The vacant parcel, is it eat or west of the center? Does it have Clarendon exposure?
I'm a female. We don't think north, south, east, west. It actually -- so the front door today actually comes out to Clarendon Boulevard. So it's facing the Barnes & Noble. We could potentially reconfigure that so that that the door could face the Whole Foods and do ground-floor retail so that it is -- it does have Clarendon exposure. We think that there's incredible amount of upside there.
A Hap Stein
It really does sit on the pin corner of the property.
Okay. I notice you have a Cheesecake Factory. In the renovation of that out-parcel -- I'm sorry, parcel, would you be adding maybe more restaurants?
So Cheesecake Factory is down the other -- I guess that would be, it's toward DC, I know that -- no, it's the other way. It's opposite DC. It's down the other end. Very well could be restaurants. But I wouldn't anticipate it being a large-use restaurant like that. I would anticipate smaller and have some outdoor seating because there is a little bit of a courtyard there. But again, we're in the really early stages. We did give ourselves some time to really explore what would be the best long-term use
Throughout the project we expect to be able to add some additional excellent restaurant operators. We think that's a real opportunity there.

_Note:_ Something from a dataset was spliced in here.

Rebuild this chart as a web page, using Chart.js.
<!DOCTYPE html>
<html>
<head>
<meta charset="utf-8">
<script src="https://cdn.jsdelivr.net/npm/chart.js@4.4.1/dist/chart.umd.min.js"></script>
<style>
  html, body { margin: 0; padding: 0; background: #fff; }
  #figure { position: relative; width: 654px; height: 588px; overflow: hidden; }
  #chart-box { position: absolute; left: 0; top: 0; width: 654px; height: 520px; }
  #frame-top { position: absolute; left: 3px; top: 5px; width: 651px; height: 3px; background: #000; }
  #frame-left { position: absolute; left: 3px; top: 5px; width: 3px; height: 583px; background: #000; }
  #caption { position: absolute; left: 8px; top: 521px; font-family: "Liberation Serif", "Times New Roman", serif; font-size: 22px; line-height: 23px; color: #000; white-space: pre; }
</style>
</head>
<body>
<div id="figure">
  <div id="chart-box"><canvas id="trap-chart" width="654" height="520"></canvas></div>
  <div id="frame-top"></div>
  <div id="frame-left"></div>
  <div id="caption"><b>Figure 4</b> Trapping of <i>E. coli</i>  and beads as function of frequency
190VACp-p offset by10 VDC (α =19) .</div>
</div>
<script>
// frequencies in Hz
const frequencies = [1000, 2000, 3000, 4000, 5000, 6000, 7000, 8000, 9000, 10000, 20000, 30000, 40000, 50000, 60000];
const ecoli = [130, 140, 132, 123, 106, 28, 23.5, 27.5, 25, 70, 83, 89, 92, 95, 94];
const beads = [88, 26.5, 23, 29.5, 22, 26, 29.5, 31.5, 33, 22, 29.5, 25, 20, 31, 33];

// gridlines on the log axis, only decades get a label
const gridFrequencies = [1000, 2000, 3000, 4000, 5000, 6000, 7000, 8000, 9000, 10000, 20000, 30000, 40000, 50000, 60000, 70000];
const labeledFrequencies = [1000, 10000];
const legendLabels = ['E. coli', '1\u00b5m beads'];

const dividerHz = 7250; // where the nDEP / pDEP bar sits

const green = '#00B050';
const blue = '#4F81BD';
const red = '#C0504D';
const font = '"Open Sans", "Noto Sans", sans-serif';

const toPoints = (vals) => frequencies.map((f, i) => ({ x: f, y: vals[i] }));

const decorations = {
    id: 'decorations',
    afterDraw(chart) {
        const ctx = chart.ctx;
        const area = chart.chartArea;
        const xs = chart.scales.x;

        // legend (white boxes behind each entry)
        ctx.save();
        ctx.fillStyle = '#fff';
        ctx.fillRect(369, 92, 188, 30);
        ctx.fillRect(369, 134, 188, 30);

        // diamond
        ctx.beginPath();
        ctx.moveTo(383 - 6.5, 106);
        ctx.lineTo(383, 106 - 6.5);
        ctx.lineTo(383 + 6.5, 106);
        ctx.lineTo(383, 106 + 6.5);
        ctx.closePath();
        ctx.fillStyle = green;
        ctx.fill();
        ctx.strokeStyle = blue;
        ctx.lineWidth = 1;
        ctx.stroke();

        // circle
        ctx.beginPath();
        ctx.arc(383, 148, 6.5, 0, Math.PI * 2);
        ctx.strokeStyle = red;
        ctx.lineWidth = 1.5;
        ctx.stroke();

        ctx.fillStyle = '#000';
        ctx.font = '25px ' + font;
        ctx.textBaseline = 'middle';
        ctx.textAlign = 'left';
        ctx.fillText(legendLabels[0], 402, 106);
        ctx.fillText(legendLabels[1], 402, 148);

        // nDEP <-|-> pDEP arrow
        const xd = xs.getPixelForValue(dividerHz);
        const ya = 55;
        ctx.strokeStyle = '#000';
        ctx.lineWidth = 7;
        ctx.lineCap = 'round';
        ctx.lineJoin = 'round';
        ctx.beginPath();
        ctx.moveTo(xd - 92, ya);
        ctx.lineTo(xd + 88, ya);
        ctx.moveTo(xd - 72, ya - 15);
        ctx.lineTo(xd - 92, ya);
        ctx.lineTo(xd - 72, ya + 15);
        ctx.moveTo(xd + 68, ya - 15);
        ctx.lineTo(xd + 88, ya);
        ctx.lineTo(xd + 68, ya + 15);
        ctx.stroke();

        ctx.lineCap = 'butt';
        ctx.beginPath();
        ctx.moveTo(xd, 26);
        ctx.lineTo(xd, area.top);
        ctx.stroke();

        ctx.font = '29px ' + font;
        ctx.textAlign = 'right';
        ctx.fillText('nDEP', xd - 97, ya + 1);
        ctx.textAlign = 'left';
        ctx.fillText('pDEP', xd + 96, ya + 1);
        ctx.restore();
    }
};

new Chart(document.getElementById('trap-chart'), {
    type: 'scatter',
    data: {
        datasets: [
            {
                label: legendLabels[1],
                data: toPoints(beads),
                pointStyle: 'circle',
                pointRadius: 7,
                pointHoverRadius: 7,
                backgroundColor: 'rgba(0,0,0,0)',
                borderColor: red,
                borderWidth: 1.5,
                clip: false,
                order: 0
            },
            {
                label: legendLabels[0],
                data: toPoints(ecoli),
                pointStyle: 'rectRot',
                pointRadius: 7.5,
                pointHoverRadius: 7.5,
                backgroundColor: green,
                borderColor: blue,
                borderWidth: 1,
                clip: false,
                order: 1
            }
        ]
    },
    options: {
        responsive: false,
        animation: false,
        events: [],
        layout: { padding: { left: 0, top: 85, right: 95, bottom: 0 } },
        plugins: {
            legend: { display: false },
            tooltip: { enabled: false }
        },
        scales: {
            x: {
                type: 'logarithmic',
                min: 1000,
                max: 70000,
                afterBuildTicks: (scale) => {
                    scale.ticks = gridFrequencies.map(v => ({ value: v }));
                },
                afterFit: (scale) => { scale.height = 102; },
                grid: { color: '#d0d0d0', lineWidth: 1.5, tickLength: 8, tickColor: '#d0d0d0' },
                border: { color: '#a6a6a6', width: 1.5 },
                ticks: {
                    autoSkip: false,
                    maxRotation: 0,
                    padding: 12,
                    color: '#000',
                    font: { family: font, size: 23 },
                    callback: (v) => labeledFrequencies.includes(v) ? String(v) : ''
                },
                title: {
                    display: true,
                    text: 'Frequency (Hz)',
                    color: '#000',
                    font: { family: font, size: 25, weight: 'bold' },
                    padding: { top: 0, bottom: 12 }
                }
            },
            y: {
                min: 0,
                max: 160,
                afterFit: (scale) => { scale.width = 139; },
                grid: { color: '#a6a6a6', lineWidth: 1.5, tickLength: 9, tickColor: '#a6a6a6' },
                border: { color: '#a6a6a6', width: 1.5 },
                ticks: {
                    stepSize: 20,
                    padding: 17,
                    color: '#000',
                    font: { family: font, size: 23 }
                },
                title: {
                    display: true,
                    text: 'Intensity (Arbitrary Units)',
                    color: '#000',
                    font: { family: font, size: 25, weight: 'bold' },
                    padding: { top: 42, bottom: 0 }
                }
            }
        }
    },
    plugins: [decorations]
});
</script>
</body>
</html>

And just to note, the parcel that's available is an old Sears which is, as Lisa and Jim indicated, is strategically located on the site.
There are no other questions in queue. I'd like to hand the call back over to management for closing comments.
We appreciate your time and interest in Regency. Thank you very much. And everybody have a great day and the rest of the week. And if you're in hot weather, stay cool.
Ladies and gentlemen, this does conclude today's teleconference. Thank you for your participation. You may disconnect your lines at this time. And have a wonderful day.